Substituting these values, we get $\displaystyle p^2-q^2=99\left(a^2-b^2\right)$. And thus, for this to be a perfect square, $\displaystyle a^2-b^2=11$.

Solving these equations give $p=65$ making the answer C.

- 1 year, 1 month ago

What does "Solving these equations" mean? By trial and error? Can you further demonstrate the process?

- 1 year, 1 month ago

Well, we only need to figure out the values of $a$ and $b$ because then $p$ and $q$ will be determined. So for solving $\displaystyle a^2-b^2=11$ observe that this implies

$\left(a-b\right)\left(a+b\right)=11$

Now, the LHS is an integer which implies that either $a-b=11$ and $a+b=1$ or $a-b=1$ and $a+b=11$

We see that only the second pair of equations holds true...….hence it is solved.

- 1 year, 1 month ago

Thanks... I understood this part now but can you tell me how you got from $p^2 - q^2 = 99 (a^2 -b^2)$ to $a^2 -b^2 = 11$.

(I'm sorry to ask you such questions but I am not so good at competition math)

- 1 year, 1 month ago

No need for saying sorry!!! We are all here to learn new stuff!!

According the statement of the question, we need $\displaystyle 3^2\cdot11\left(a^2-b^2\right)$ to be a perfect square. That means $a^2-b^2=11m^2$ for some integer $m$. Now I think you can proceed from here onwards, by checking the possible values of $m$ i.e. $1,2,3$.

- 1 year, 1 month ago

Thanks alot... :)

- 1 year, 1 month ago

Let $p = 10a + b$ where $a, b$ are non-zero digits. Then $q = 10b + a$ and $p^{2} - q^{2} = (10a + b)^{2} - (10b + a)^{2} = 99a^{2} - 99b^{2} = 3^{2} \times 11 \times (a - b)(a + b)$.

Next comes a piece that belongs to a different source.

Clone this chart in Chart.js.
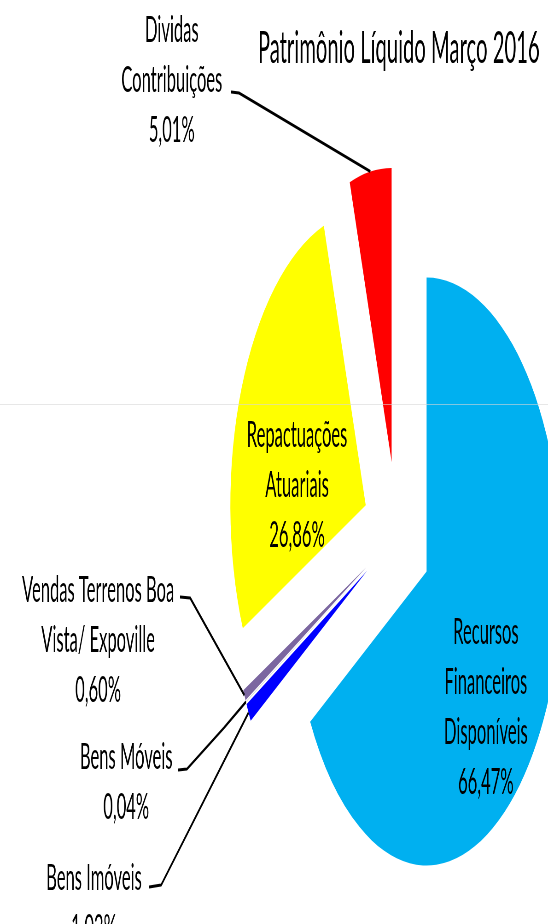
<!DOCTYPE html>
<html>
<head>
<meta charset="utf-8">
<script src="https://cdn.jsdelivr.net/npm/chart.js@4.4.1/dist/chart.umd.min.js"></script>
<style>
  html, body { margin: 0; padding: 0; background: #fff; overflow: hidden; }
  #pie { display: block; }
</style>
</head>
<body>
<!-- the original picture is squeezed horizontally, so draw wide and show it narrow -->
<canvas id="pie" width="1190" height="924" style="width:548px;height:924px"></canvas>
<script>
// data
const categories = ['Recursos Financeiros Disponíveis', 'Bens Imóveis', 'Bens Móveis',
  'Vendas Terrenos Boa Vista/ Expoville', 'Repactuações Atuariais', 'Dividas Contribuições'];
const shares = [66.47, 1.02, 0.04, 0.60, 26.86, 5.01];
const labelLines = [
  ['Recursos', 'Financeiros', 'Disponíveis'],
  ['Bens Imóveis'],
  ['Bens Móveis'],
  ['Vendas Terrenos Boa', 'Vista/ Expoville'],
  ['Repactuações', 'Atuariais'],
  ['Dividas', 'Contribuições']
];
const sliceColors = ['#00B0F0', '#0000FF', '#D0D0D0', '#7B66A0', '#FFFF00', '#FF0000'];
const chartTitle = 'Patrimônio Líquido Março 2016';

// layout (canvas coords, before the horizontal squeeze)
const pieRadius = 294;
const explode = 74;
const lineGap = 50;
const FONT = 'Lato, "Open Sans", sans-serif';
// label block: centre x, centre y of first line
const labelPos = [[1055, 632], [204, 878], [274, 757], [213, 590], [645, 435], [373, 30]];
// leader lines: points from the label to the slice tip (tip added from the arc)
const leaders = {
  5: [[502, 92], [519, 93]],
  3: [[391, 597], [413, 598]],
  2: [[387, 770], [406, 769], [486, 728]],
  1: [[324, 887], [350, 885]]
};

function pctText(v) {
  return v.toFixed(2).replace('.', ',') + '%';
}

// Chart.js offset also trims the slice angles, so move each slice out by hand
const explodeSlices = {
  id: 'explodeSlices',
  beforeDatasetsDraw(chart) {
    const a = chart.chartArea;
    const cx = (a.left + a.right) / 2;
    const cy = (a.top + a.bottom) / 2;
    chart.getDatasetMeta(0).data.forEach(arc => {
      const mid = (arc.startAngle + arc.endAngle) / 2;
      arc.x = cx + Math.cos(mid) * explode;
      arc.y = cy + Math.sin(mid) * explode;
    });
  }
};

function sliceTip(arc) {
  const mid = (arc.startAngle + arc.endAngle) / 2;
  return [arc.x + Math.cos(mid) * arc.outerRadius, arc.y + Math.sin(mid) * arc.outerRadius];
}

const labelsPlugin = {
  id: 'labelsPlugin',
  afterDraw(chart) {
    const ctx = chart.ctx;
    const arcs = chart.getDatasetMeta(0).data;
    ctx.save();

    // leader lines
    ctx.strokeStyle = '#000';
    ctx.lineWidth = 3;
    ctx.lineJoin = 'round';
    Object.keys(leaders).forEach(k => {
      const pts = leaders[k].concat([sliceTip(arcs[k])]);
      ctx.beginPath();
      ctx.moveTo(pts[0][0], pts[0][1]);
      for (let i = 1; i < pts.length; i++) ctx.lineTo(pts[i][0], pts[i][1]);
      ctx.stroke();
    });

    // data labels
    ctx.fillStyle = '#000';
    ctx.textAlign = 'center';
    ctx.textBaseline = 'middle';
    ctx.font = '36px ' + FONT;
    shares.forEach((v, i) => {
      const lines = labelLines[i].concat([pctText(v)]);
      const [x, y] = labelPos[i];
      lines.forEach((t, j) => ctx.fillText(t, x, y + j * lineGap));
    });

    // title
    ctx.font = '44px ' + FONT;
    ctx.fillText(chartTitle, 866, 49);

    // faint scan line of the original picture
    ctx.strokeStyle = 'rgba(215,215,215,0.6)';
    ctx.lineWidth = 1;
    ctx.beginPath();
    ctx.moveTo(0, 404.5);
    ctx.lineTo(chart.width, 404.5);
    ctx.stroke();

    ctx.restore();
  }
};

new Chart(document.getElementById('pie'), {
  type: 'pie',
  data: {
    labels: categories,
    datasets: [{
      data: shares,
      backgroundColor: sliceColors,
      borderWidth: 0,
      hoverOffset: 0
    }]
  },
  options: {
    responsive: false,
    devicePixelRatio: 1,
    animation: false,
    radius: pieRadius,
    layout: { padding: { left: 542, right: 8, top: 215, bottom: 69 } },
    plugins: {
      legend: { display: false },
      title: { display: false },
      tooltip: { enabled: false }
    }
  },
  plugins: [explodeSlices, labelsPlugin]
});
</script>
</body>
</html>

For this to equal a non-zero perfect square we require $a \gt b$ and, since $11$ is prime, that (i) $11 | (a + b)$ and (ii) $(a - b)$ is a perfect square. Condition (i) gives us the options for $(a,b)$ of $(9,2), (8,3), (7,4), (6,5)$, but of these only $(a,b) = (6,5)$ satisfies condition (ii). Thus $p = 65$ and indeed $65^{2} - 56^{2} = 1089 = 33^{2}$.

- 1 year, 1 month ago

Let $p=10x+y$ and $q=10y+x$. Then $p^2-q^2=(p+q)(p-q)=(11x+11y)(9x-9y)=(9)(11)(x+y)(x-y)$. Since $x$ and $y$ are non-zero digits, each of them may be $1,2,3,4,5,6,7,8$ or $9$. So $x+y<19$ and $x-y<9$. Also, since $11$ is a prime number, $x+y$ can only be $11$, so that $x-y$ can only be $1$. Therefore $x=6$ and $y=5$. Hence $x+y=11$.

- 1 year, 1 month ago

How did you set up the inequality $x + y < 19$ and $x - y < 9$ ?

- 1 year, 1 month ago

See, x is at most 9 and so also y. So $x+y$ is at most 18. Similarly, both x and y can at least be 1. So $x-y$ is at most $9-1=8$.

- 1 year, 1 month ago

Thanks, can you also tell why $x+ y$ can only be 11 ?

- 1 year, 1 month ago

Because the next larger number is $11*2^2=44$ which is more than $18$

- 1 year, 1 month ago

okay thanks

- 1 year, 1 month ago